* **EXERCISE DESCRIPTION**: Without the pictures, retype exactly the lines from the top of the entries below through the line that contains "plt.rcParams['mathtext.bf'] = 'Liberation".

* **ENTRIES SUPPLIED**:
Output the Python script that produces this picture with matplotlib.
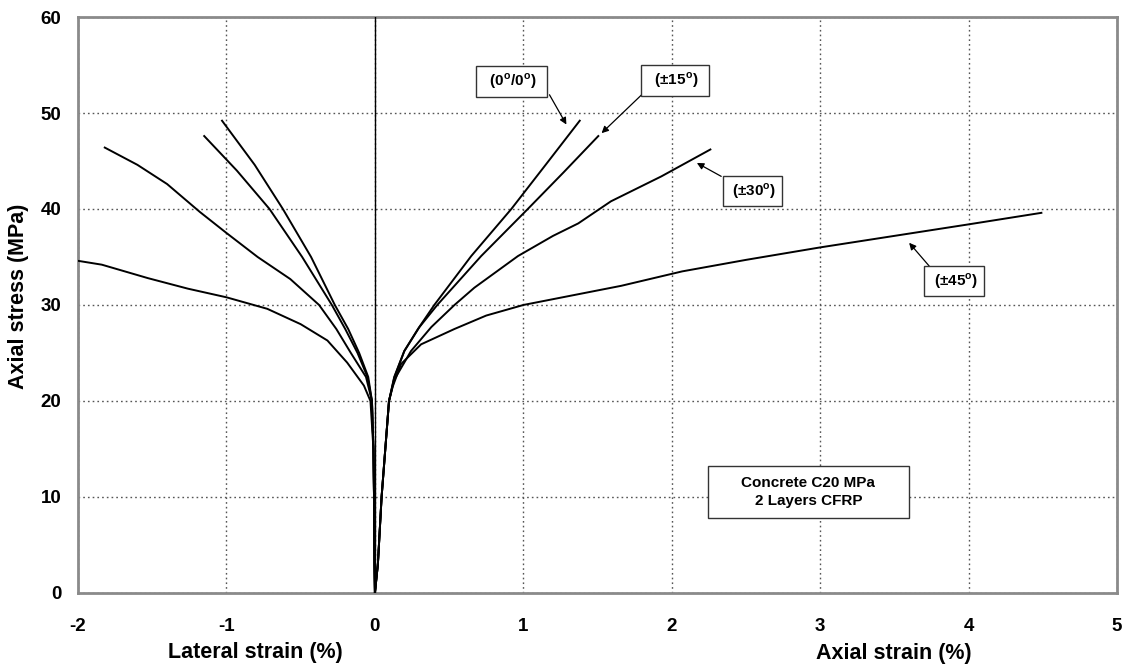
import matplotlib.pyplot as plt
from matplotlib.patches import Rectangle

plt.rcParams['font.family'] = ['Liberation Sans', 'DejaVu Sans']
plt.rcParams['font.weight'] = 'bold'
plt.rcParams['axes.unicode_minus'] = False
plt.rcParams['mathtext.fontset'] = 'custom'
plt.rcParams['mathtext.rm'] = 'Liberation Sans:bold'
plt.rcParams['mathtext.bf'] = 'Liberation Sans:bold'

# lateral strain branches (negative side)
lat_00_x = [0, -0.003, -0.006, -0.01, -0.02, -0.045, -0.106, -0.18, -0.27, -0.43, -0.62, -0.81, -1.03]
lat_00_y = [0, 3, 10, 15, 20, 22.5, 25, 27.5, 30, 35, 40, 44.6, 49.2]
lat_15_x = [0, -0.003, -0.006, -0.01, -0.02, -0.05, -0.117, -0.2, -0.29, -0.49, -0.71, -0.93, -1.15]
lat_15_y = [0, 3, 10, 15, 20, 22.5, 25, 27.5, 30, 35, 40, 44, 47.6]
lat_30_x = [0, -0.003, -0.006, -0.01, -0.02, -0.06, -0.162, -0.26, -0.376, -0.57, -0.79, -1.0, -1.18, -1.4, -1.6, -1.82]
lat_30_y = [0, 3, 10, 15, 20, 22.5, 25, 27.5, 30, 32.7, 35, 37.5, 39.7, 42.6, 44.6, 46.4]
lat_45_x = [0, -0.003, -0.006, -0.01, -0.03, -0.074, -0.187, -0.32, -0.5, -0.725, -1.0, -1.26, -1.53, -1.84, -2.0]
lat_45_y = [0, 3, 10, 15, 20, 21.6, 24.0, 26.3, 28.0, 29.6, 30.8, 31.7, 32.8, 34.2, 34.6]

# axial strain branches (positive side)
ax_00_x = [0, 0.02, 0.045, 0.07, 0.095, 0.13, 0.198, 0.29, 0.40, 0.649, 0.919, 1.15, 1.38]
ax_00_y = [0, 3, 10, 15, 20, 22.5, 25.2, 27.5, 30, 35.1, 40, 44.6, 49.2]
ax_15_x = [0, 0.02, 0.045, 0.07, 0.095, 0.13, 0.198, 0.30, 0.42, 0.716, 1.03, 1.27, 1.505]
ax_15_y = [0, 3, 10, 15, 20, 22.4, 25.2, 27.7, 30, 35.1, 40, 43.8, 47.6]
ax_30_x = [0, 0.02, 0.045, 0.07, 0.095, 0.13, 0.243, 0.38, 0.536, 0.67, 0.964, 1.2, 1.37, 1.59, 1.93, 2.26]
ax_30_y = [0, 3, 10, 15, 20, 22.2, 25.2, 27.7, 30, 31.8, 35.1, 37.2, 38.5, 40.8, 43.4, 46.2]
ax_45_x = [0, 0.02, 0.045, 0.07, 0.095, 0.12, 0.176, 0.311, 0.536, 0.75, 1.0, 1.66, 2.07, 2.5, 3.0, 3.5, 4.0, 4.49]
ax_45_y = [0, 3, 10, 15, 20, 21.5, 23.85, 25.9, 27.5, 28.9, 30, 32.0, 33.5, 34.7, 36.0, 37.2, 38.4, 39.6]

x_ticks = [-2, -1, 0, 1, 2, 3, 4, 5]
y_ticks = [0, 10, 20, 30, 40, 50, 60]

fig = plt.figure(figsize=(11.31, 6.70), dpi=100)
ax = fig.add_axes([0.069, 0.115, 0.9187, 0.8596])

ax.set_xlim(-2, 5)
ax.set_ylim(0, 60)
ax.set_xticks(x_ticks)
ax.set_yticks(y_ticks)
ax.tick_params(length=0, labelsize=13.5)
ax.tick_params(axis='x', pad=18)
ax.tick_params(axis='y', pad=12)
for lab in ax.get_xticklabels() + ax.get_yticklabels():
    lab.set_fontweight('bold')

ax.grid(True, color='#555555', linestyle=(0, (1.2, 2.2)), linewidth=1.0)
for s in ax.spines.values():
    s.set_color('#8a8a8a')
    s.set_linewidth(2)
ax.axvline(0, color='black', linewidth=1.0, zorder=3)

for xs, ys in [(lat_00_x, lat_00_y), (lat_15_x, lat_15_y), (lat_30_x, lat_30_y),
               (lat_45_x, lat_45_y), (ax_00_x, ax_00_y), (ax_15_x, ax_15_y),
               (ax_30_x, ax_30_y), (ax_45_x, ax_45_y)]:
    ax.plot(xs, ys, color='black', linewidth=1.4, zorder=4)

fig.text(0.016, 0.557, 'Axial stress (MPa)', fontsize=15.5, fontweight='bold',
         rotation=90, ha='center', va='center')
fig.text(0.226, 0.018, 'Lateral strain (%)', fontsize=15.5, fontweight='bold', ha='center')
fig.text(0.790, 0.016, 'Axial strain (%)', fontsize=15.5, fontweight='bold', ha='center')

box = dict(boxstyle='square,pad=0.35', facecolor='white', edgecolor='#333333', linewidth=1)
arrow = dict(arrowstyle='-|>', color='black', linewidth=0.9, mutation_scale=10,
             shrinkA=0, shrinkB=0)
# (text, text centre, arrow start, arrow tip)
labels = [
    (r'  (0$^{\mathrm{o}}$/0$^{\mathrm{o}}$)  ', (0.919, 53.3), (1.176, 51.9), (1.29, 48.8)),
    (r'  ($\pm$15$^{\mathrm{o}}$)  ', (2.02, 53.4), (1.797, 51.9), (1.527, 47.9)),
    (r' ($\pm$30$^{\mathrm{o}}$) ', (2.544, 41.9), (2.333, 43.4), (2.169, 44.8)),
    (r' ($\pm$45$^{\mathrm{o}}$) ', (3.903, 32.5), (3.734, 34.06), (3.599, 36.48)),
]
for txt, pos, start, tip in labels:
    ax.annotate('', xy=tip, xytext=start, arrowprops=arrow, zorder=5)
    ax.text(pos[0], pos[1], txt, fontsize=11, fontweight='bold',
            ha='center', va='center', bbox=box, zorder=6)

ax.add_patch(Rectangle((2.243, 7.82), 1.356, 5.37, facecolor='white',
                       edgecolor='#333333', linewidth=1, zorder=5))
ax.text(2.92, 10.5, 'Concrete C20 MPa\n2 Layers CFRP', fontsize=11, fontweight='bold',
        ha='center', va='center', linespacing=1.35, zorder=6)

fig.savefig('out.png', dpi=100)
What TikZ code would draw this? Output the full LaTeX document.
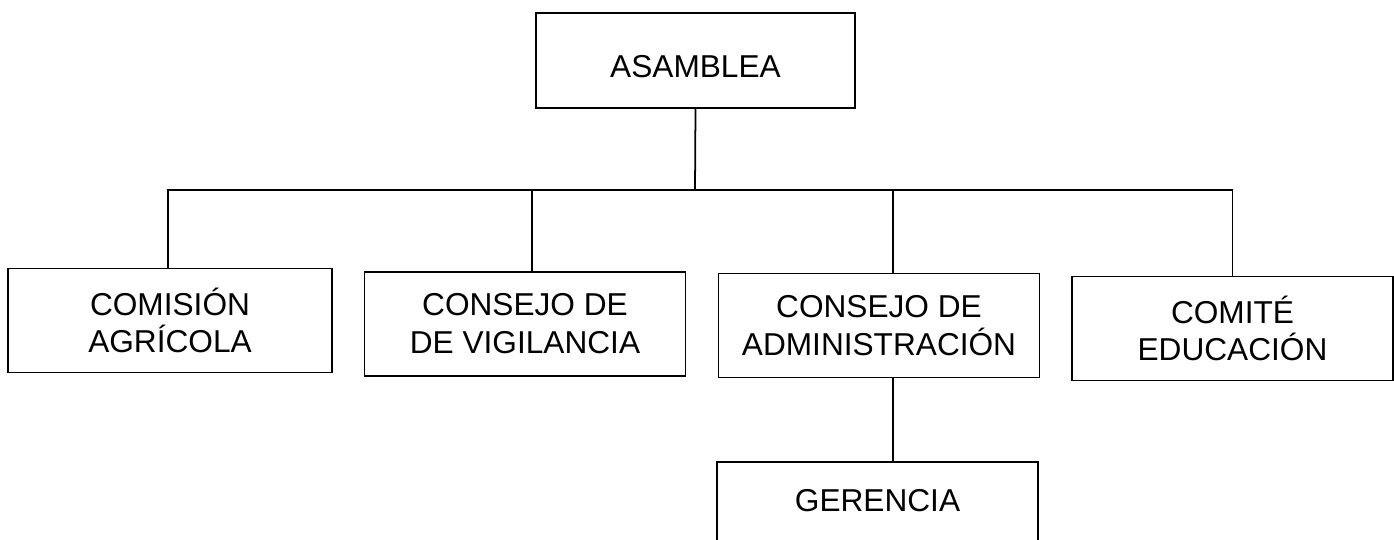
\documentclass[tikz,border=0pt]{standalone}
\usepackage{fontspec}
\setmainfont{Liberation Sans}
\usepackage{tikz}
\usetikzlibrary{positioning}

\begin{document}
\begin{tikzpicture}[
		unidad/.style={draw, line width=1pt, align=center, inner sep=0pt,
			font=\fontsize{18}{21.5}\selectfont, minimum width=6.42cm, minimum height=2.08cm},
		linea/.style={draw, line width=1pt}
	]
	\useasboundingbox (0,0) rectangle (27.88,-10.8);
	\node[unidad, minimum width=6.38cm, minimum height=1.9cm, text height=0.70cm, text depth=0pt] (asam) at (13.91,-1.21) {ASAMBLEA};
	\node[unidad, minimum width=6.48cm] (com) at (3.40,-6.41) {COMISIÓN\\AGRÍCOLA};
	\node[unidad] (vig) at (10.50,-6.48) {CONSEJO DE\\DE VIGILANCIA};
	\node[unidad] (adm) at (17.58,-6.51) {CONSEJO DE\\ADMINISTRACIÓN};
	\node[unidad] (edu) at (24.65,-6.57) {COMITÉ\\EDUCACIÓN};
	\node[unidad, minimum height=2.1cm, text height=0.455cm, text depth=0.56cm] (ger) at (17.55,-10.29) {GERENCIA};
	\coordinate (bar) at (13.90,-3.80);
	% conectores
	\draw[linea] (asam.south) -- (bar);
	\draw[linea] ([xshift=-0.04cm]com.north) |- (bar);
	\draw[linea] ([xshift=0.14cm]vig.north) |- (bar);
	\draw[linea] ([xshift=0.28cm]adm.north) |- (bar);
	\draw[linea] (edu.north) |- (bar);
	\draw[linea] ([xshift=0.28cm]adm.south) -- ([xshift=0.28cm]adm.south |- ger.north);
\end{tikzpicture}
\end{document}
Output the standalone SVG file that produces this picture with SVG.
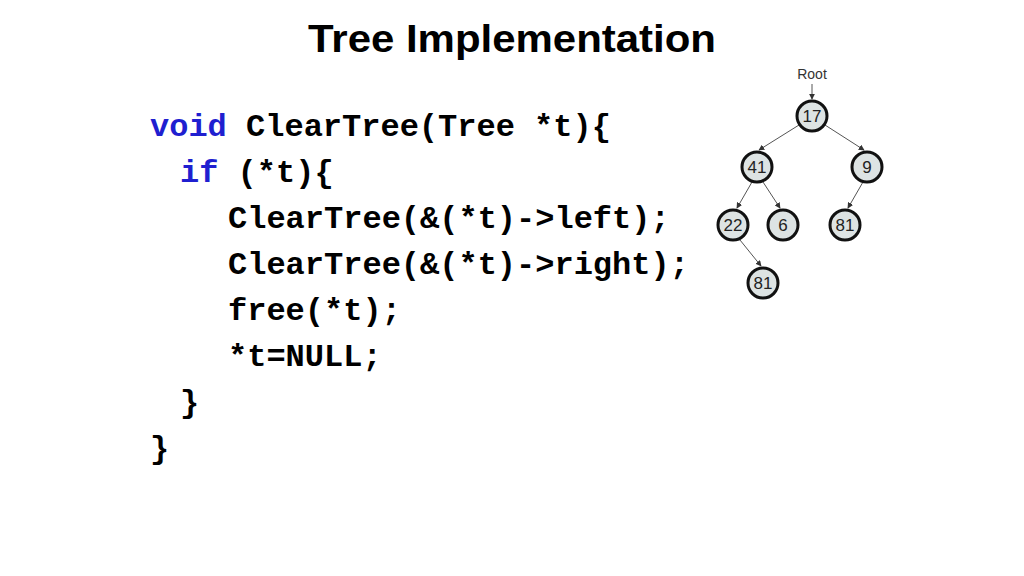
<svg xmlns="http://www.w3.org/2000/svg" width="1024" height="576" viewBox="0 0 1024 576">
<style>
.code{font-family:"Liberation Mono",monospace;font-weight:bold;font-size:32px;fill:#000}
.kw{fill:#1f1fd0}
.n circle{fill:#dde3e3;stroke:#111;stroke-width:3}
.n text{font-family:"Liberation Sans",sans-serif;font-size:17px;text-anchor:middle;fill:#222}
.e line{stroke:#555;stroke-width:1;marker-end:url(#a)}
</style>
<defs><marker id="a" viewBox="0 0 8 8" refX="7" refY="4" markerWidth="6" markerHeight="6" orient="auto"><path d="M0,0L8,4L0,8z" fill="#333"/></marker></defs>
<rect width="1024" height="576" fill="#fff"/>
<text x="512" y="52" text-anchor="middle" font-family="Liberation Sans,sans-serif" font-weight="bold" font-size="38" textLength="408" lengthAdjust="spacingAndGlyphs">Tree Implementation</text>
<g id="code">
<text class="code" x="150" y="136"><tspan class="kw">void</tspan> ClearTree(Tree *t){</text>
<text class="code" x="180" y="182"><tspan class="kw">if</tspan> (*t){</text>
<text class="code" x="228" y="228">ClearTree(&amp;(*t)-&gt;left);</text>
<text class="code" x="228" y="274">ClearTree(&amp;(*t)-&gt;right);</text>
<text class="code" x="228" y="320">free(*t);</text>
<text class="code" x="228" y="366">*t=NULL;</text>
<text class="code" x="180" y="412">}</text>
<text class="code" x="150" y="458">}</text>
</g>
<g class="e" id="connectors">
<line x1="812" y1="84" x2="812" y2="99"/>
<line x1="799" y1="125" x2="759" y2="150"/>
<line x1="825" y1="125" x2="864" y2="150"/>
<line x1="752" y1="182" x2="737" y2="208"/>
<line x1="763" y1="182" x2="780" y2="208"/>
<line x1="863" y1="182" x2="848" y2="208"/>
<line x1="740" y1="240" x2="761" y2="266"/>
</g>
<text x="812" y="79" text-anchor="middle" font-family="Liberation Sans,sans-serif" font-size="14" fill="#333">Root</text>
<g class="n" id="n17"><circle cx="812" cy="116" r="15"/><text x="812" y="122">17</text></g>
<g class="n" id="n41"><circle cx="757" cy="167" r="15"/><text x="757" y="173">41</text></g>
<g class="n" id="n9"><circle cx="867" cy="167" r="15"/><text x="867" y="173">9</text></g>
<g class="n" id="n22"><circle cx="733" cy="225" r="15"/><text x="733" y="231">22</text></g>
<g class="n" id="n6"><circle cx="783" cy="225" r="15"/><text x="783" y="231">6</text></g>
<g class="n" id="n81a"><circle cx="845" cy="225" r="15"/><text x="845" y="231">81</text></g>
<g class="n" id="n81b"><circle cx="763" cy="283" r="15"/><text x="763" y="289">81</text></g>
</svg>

* **TASK ANSWER**:
Output the Python script that produces this picture with matplotlib.
import matplotlib.pyplot as plt
from matplotlib.patches import Rectangle

plt.rcParams['font.family'] = ['Liberation Sans', 'DejaVu Sans']
plt.rcParams['font.weight'] = 'bold'
plt.rcParams['axes.unicode_minus'] = False
plt.rcParams['mathtext.fontset'] = 'custom'
plt.rcParams['mathtext.rm'] = 'Liberation Sans:bold'
plt.rcParams['mathtext.bf'] = 'Liberation Sans:bold'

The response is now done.